Если трижды на протяжении четырех столетий возникали в истории России «черные дыры» (космические объекты, в которых исчезает свет), возникали в самые разные исторические эпохи, то как объяснить эту странную повторяемость? Нет слов, тираны нередко являлись в позднее Средневековье в истории любой европейской страны. Вспомните хоть Людовика XI во Франции (которого Монтескье считал родоначальником французского деспотизма) или Генриха VIII в Англии и Филиппа II в Испании. Однако в новое время, в XIX веке, ничего подобного в этих странах не повторилось. Не возникла в них своя «политическая религия», как называл официальную народность ее автор граф Сергей Уваров, не объявила она себя последней истиной, не явился свой прапорщик на троне, как отозвался однажды о Николае Пушкин, – ни в Англии, ни во Франции, ни даже в Пруссии или в Австрии. Нигде, кроме России. Почему?

Каким образом Россия оказалась исключением из правила, и притом единственным, – тут загадка.

Хочу попробовать в ней разобраться. Тем более что никто еще не рассматривал николаевскую попытку вернуть страну в допетровскую Московию как историческую загадку.
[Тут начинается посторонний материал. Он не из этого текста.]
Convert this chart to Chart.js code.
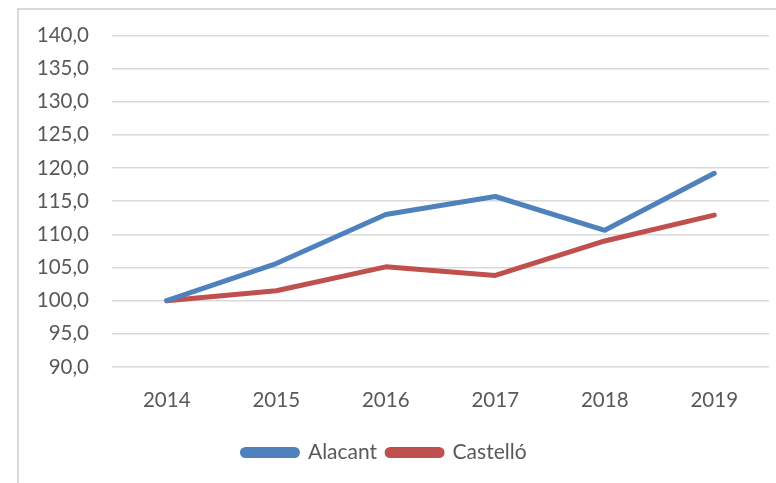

А именно это я и хочу сделать.

 

Отлучение от Европы

Можно, конечно, отнести это на счет живучести российского самодержавия, агония которого действительно затянулась в стране надолго, до самого конца ХХ века. Такое соображение, однако, было бы лишь отговоркой, поскольку игнорирует главный вопрос: а почему так надолго затянулся здесь режим неограниченной власти? Самодержавие существовало в России с 1560 года (как я думаю) и по меньшей мере двадцать самодержавных государей сменились на ее престоле за эти столетия. И трое – Иван IV, Николай I и Сталин – умудрились спровоцировать против России европейские коалиции.

Самодержцами – и очень жестокими – были и Петр I, и Екатерина II. Только по какой-то причине никогда не пытались они, в отличие от этих троих, «отрезаться от Европы», по старинному выражению Герцена, противопоставить ей Россию как альтернативную «цивилизацию», но посвятили свое правление прямо противоположному – утверждению России в качестве одной из великих европейских держав. Более того, Петру пришлось приложить массу усилий, чтобы прорвать глухую изоляцию страны, в которую попала она в результате Ливонской войны, затеянной Грозным (в 1570 году Россия оказалась впервые исключенной из европейского Конгресса в Штеттине).
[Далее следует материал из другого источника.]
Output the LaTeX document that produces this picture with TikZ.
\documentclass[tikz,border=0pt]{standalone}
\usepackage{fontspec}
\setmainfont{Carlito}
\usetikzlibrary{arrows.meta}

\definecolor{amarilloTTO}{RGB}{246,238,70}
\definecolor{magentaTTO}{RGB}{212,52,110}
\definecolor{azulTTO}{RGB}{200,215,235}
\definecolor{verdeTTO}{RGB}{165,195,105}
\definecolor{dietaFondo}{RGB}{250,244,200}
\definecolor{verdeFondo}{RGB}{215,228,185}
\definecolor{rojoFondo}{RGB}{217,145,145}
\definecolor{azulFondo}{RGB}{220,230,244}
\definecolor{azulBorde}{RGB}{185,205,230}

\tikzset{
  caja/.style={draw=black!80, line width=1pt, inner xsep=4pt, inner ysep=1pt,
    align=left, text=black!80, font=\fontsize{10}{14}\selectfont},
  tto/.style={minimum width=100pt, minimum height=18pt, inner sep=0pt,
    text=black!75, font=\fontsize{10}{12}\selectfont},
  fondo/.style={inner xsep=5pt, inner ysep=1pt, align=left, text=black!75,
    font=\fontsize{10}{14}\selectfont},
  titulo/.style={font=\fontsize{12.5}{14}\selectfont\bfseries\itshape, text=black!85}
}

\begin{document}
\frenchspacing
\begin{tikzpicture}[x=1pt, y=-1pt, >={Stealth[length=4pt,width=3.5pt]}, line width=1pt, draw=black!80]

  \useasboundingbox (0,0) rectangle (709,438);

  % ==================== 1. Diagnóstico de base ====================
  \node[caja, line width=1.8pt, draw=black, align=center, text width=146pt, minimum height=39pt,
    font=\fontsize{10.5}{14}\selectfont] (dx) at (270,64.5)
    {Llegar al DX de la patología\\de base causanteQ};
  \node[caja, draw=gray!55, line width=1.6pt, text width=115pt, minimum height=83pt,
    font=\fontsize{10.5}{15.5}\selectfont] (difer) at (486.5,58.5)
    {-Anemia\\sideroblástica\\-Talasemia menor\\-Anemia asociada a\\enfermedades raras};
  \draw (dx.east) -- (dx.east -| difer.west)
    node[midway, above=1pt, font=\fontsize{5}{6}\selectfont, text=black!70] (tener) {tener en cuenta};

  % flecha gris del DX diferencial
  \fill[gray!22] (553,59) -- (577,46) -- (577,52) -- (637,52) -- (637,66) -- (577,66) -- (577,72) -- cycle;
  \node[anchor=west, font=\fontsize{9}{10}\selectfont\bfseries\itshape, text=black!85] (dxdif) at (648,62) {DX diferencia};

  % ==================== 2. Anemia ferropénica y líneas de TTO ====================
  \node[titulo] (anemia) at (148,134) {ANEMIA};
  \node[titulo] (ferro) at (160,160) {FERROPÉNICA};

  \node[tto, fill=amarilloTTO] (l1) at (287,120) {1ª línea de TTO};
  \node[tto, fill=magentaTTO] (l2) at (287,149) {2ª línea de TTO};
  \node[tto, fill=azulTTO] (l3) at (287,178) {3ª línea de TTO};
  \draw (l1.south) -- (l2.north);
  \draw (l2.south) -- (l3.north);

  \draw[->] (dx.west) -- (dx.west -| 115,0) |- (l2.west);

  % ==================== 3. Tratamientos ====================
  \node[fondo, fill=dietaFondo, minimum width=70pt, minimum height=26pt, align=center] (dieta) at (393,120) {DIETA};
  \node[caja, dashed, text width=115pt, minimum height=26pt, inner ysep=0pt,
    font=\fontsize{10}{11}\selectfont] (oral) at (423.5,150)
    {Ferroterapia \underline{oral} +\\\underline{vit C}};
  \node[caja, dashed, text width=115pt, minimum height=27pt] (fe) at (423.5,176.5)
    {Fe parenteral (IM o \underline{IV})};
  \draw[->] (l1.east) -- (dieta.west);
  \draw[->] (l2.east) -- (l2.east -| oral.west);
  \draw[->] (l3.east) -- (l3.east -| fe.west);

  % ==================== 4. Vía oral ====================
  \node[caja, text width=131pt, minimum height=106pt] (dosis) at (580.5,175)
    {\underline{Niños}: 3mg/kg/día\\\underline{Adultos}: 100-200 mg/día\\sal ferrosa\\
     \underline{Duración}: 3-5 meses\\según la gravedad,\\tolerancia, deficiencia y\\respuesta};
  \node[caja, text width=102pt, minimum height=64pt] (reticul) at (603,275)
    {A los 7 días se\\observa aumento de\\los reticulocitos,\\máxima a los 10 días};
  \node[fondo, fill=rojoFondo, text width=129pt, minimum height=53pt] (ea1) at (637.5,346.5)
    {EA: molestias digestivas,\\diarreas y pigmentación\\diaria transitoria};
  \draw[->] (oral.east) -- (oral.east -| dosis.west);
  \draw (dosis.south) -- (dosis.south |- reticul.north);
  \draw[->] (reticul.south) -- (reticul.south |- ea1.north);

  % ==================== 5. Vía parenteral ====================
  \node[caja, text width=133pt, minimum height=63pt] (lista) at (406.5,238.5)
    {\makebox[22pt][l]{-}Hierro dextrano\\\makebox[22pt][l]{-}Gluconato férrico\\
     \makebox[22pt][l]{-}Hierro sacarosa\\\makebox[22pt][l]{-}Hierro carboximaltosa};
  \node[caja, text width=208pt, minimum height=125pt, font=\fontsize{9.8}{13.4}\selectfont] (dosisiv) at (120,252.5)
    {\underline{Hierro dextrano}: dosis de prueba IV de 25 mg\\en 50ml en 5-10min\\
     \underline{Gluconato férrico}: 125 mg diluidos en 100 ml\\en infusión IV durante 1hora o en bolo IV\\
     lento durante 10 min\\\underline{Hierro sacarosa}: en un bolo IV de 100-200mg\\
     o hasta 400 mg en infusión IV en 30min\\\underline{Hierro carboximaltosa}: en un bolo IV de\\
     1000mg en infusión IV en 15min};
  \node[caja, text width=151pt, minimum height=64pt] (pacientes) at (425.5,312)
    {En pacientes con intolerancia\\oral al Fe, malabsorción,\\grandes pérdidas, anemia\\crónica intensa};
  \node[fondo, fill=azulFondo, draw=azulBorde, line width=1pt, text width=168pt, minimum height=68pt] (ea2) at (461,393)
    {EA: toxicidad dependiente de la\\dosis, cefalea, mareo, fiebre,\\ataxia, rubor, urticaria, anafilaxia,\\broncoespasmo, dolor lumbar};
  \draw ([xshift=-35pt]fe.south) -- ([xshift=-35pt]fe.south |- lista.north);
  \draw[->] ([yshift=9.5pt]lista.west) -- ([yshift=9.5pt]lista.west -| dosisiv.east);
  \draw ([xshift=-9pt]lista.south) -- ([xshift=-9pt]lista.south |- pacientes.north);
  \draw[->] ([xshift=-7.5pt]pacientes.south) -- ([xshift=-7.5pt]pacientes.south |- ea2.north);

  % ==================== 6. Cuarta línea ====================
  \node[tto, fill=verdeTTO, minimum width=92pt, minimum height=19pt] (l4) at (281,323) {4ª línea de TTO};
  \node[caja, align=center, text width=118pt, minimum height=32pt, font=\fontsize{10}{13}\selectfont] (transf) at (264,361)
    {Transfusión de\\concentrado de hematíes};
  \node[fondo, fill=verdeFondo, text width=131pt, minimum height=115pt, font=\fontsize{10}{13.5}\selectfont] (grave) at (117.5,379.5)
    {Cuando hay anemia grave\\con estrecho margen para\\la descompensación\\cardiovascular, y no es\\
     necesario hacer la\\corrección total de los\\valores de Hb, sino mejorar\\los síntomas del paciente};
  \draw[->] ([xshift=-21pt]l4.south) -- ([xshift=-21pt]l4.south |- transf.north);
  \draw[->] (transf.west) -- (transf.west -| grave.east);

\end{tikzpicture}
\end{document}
И долго, век с четвертью, продолжалось это унизительное и опасное отлучение от Европы. «Теоретики международных отношений, даже утопические мыслители, конструировавшие мировой порядок, – заметил в этой связи один из лучших американских историков России Альфред Рибер, – не рассматривали Московию как часть Великой Христианской Республики, составлявшей тогда сообщество цивилизованных народов».

Все долгие десятилетия Московия, обязанная своим происхождением Грозному царю, оставалась в Европе, по сути, на правах Оттоманской империи – как чужеродное тело.

Великая революция потребовалась России, чтобы вернуться в Европу. Лишь читая отчаянные призывы Петра к французскому королю – «Европейская система изменилась. Исключите Швецию и поставьте меня на ее место», начинаешь понимать, что означало известное признание графа Никиты Панина, руководителя внешней политики при Екатерине. «Петр, – писал он, – выводя народ свой из невежества, ставил уже за великое и то, чтоб уравнять оный державам второго класса».

 

Екатерина и Николай

Продолжая дело Петра, Екатерина относилась к этому его завоеванию в высшей степени ревностно. Она не только вывела Россию в ранг европейских держав «первого класса», говоря языком графа Панина. И не только заявила в первом же пункте своего знаменитого Наказа Комиссии по Уложению, что «Россия есть держава европейская», но и сопроводила свое заявление таким удивительным комментарием: «Перемены, которые в России предпринял Петр Великий, тем удобнее успех получили, что нравы, бывшие в те времена, совсем не сходствовали с климатом страны и принесены были к нам смешением разных народов и завоеваниями чуждых областей. Петр Великий, вводя нравы и обычаи Европейские в Европейском народе, нашел тогда такие удобности, каких он и сам не ожидал».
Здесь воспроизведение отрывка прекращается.